Tomorrow, the Chechen authorities will celebrate the first anniversary of the end of the Russian “counter-terrorist operation” (KTO) there not because Chechnya has become less violent during the intervening months – it hasn’t – but rather because the end of the KTO formalized Moscow’s deference to Chechen leader Ramzan Kadyrov. In a commentary in advance of that date, Sergey Markedonov, one of Moscow’s most thoughtful commentator on the North Caucasus, notes that “the republic powers that be [in Chechnya] consider [the end of the KTO] as virtually the main achievement of the last decade” because of the shift in power it represents.

But both because the violence in Chechnya continues – indeed, according to some measures, Markedonov says, it has increased – and because violence has spread not only to other parts of the North Caucasus and into central Russia as well, many in Moscow are asking whether the central Russian government ended the KTO there too soon. Answering that question, Markedonov continues, is not as simple as it might appear. On the one hand, the lifting of the KTO in Chechnya reflected the reality that the target of the KTO was “separatist terrorism” which over the last several years, particularly after Beslan, has been largely displaced by the Islamist kind.
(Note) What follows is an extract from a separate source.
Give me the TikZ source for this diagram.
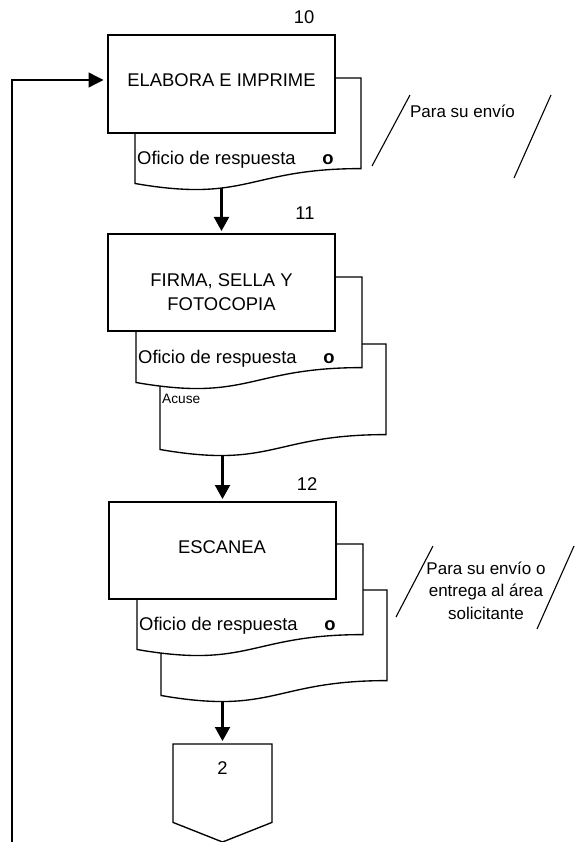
\documentclass[tikz,border=0pt]{standalone}
\usepackage{fontspec}
\setmainfont{Liberation Sans}
\usetikzlibrary{arrows.meta,backgrounds}
\tikzset{
  procbox/.style={draw, line width=2.4pt, fill=white, inner sep=0pt, outer sep=0pt, minimum width=227pt},
  docshape/.style={draw, line width=1.35pt, fill=white, line join=miter},
  flow/.style={line width=2.1pt, -{Triangle[length=14pt,width=15pt]}, shorten >=3pt},
  feedback/.style={line width=1.4pt, -{Triangle[length=15pt,width=15pt]}, shorten >=4.5pt},
  bigtxt/.style={font=\fontsize{18.4}{24}\selectfont, inner sep=0pt},
  boldtxt/.style={font=\fontsize{18.4}{24}\selectfont\bfseries, inner sep=0pt, anchor=base},
  doctxt/.style={font=\fontsize{18.4}{22}\selectfont, inner sep=0pt, anchor=base west},
  smalltxt/.style={font=\fontsize{13.7}{16}\selectfont, inner sep=0pt, anchor=base west},
  notetxt/.style={font=\fontsize{17}{22.6}\selectfont, inner sep=0pt, align=center},
  slash/.style={line width=1.1pt},
}
\newcommand\docsheet[3]{% name, left, top
  \draw[docshape] (#2,#3) coordinate (#1-nw) -- (#2+226,#3) -- (#2+226,#3+90.6) coordinate (#1-se)
    .. controls (#2+113,#3+90.6) and (#2+113,#3+125.1) .. (#2,#3+105.5) coordinate (#1-sw) -- cycle;
  \coordinate (#1-in) at (221.5,#3+100);
}
\begin{document}
\begin{tikzpicture}[x=1pt,y=-1pt]
\useasboundingbox (0,0) rectangle (579,842);

% ---- step 10
\docsheet{d1}{135}{78}
\node[procbox, minimum height=98pt] (b1) at (221.5,84) {};
\node[bigtxt, anchor=base] (t1) at (221.5,87) {ELABORA E IMPRIME};
\node[bigtxt, anchor=base] (n10) at (304,24) {10};
\node[doctxt] (o1) at (137,164.6) {Oficio de respuesta};
\node[boldtxt] (x1) at (328,164.6) {o};

% ---- step 11
\docsheet{d2b}{160}{344}
\docsheet{d2a}{136}{277}
\node[procbox, minimum height=97pt] (b2) at (221.5,282.5) {};
\node[bigtxt, align=center] (t2) at (221.5,292) {FIRMA, SELLA Y\\FOTOCOPIA};
\node[bigtxt, anchor=base] (n11) at (305,219) {11};
\node[doctxt] (o2) at (138,363.6) {Oficio de respuesta};
\node[boldtxt] (x2) at (329,363.6) {o};
\node[smalltxt] (a2) at (162,403) {Acuse};

% ---- step 12
\docsheet{d3b}{161}{590}
\docsheet{d3a}{137}{544}
\node[procbox, minimum height=97pt] (b3) at (222.5,550.5) {};
\node[bigtxt, anchor=base] (t3) at (222,553.6) {ESCANEA};
\node[bigtxt, anchor=base] (n12) at (307,490) {12};
\node[doctxt] (o3) at (139,630.6) {Oficio de respuesta};
\node[boldtxt] (x3) at (330,630.6) {o};

% ---- off-page connector
\coordinate (c2top) at (222.5,744);
\draw[docshape] (173,744) -- (272,744) -- (272,822.4) -- (222.5,842) -- (173,822.4) -- cycle;
\node[bigtxt, anchor=base] (c2) at (222.5,774.6) {2};

% ---- annotations
\draw[slash] (410,95) coordinate (s1a) -- (372,166) coordinate (s1b);
\draw[slash] (551,95) coordinate (s1c) -- (514,178) coordinate (s1d);
\node[notetxt, anchor=base] (p1) at (462.5,118) {Para su envío};
\draw[slash] (433,546) coordinate (s2a) -- (396,617) coordinate (s2b);
\draw[slash] (574,546) coordinate (s2c) -- (537,629) coordinate (s2d);
\node[notetxt] (p2) at (486,590.5) {Para su envío o\\entrega al área\\solicitante};

% ---- connectors
\coordinate (fb) at (12,842);
\draw[feedback] (fb) |- ([yshift=4pt]b1.west);
\begin{scope}[on background layer]
  \draw[flow] (b2.north |- d1-in) -- (b2.north);
  \draw[flow] (b3.north |- d2b-in) -- (b3.north);
  \draw[flow] (c2top |- d3b-in) -- (c2top);
\end{scope}
\end{tikzpicture}
\end{document}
Today, the Moscow analyst says, “terrorist acts are committed on the territory of Chechnya” just as they were before, but now “it is hardly possible on this basis to consider Chechnya a more dangerous place than Ingushetia or Daghestan” or even hitherto quieter places like Kabardino-Balkaria. Consequently, he argues, “a return to the KTO regime in Chechnya would scarcely change the situation in a radical way both in various North Caucasus subjects and in the Russian capital,” a disquieting Markedonov says those who advocate doing so need to take into consideration.